• Direction: Leaving out the pictures, retype all the material exactly.

• Available data:
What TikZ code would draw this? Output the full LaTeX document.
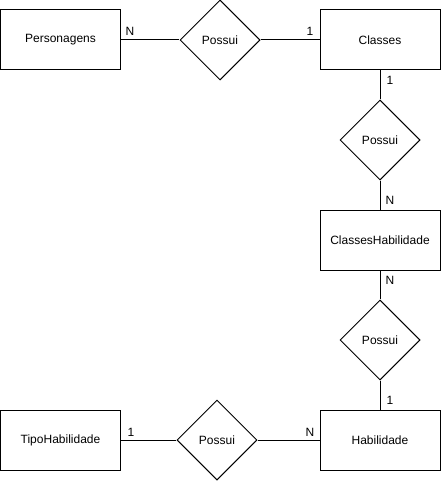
\documentclass[tikz,border=0pt]{standalone}
\usepackage{fontspec}
\setmainfont{Liberation Sans}
\usetikzlibrary{shapes.geometric}
\begin{document}
\begin{tikzpicture}[x=0.75pt,y=-0.75pt,
  every node/.style={font=\fontsize{9}{11}\selectfont},
  entity/.style={draw,line width=0.75pt,minimum width=90pt,minimum height=45pt,inner sep=0pt},
  rel/.style={draw,diamond,aspect=1,line width=0.75pt,minimum width=60pt,minimum height=60pt,inner sep=0pt},
  link/.style={line width=0.75pt},
  card/.style={inner sep=0pt}]
\useasboundingbox (0,0) rectangle (441,481);
\node[entity] (pers) at (60.5,40) {Personagens};
\node[rel] (r1) at (220,40) {Possui};
\node[entity] (cls) at (380,40) {Classes};
\node[rel] (r2) at (380,140) {Possui};
\node[entity] (ch) at (380,240) {ClassesHabilidade};
\node[rel] (r3) at (380,340) {Possui};
\node[entity] (hab) at (380,440) {Habilidade};
\node[rel] (r4) at (217,440) {Possui};
\node[entity] (tipo) at (60.5,440) {TipoHabilidade};
\draw[link] (pers) -- (r1);
\draw[link] (r1) -- (cls);
\draw[link] (cls) -- (r2);
\draw[link] (r2) -- (ch);
\draw[link] (ch) -- (r3);
\draw[link] (r3) -- (hab);
\draw[link] (hab) -- (r4);
\draw[link] (r4) -- (tipo);
\node[card] (c1) at (130,31) {N};
\node[card] (c2) at (310,31) {1};
\node[card] (c3) at (390,80) {1};
\node[card] (c4) at (390,200) {N};
\node[card] (c5) at (390,280) {N};
\node[card] (c6) at (390,400) {1};
\node[card] (c7) at (131,432) {1};
\node[card] (c8) at (310,432) {N};
\end{tikzpicture}
\end{document}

• Written answer:
What TikZ code would draw this? Output the full LaTeX document.
\documentclass[tikz,border=0pt]{standalone}
\usepackage{fontspec}
\setmainfont{Liberation Sans}
\usetikzlibrary{shapes.geometric}
\begin{document}
\begin{tikzpicture}[x=0.75pt,y=-0.75pt,
  every node/.style={font=\fontsize{9}{11}\selectfont},
  entity/.style={draw,line width=0.75pt,minimum width=90pt,minimum height=45pt,inner sep=0pt},
  rel/.style={draw,diamond,aspect=1,line width=0.75pt,minimum width=60pt,minimum height=60pt,inner sep=0pt},
  link/.style={line width=0.75pt},
  card/.style={inner sep=0pt}]
\useasboundingbox (0,0) rectangle (441,481);
\node[entity] (pers) at (60.5,40) {Personagens};
\node[rel] (r1) at (220,40) {Possui};
\node[entity] (cls) at (380,40) {Classes};
\node[rel] (r2) at (380,140) {Possui};
\node[entity] (ch) at (380,240) {ClassesHabilidade};
\node[rel] (r3) at (380,340) {Possui};
\node[entity] (hab) at (380,440) {Habilidade};
\node[rel] (r4) at (217,440) {Possui};
\node[entity] (tipo) at (60.5,440) {TipoHabilidade};
\draw[link] (pers) -- (r1);
\draw[link] (r1) -- (cls);
\draw[link] (cls) -- (r2);
\draw[link] (r2) -- (ch);
\draw[link] (ch) -- (r3);
\draw[link] (r3) -- (hab);
\draw[link] (hab) -- (r4);
\draw[link] (r4) -- (tipo);
\node[card] (c1) at (130,31) {N};
\node[card] (c2) at (310,31) {1};
\node[card] (c3) at (390,80) {1};
\node[card] (c4) at (390,200) {N};
\node[card] (c5) at (390,280) {N};
\node[card] (c6) at (390,400) {1};
\node[card] (c7) at (131,432) {1};
\node[card] (c8) at (310,432) {N};
\end{tikzpicture}
\end{document}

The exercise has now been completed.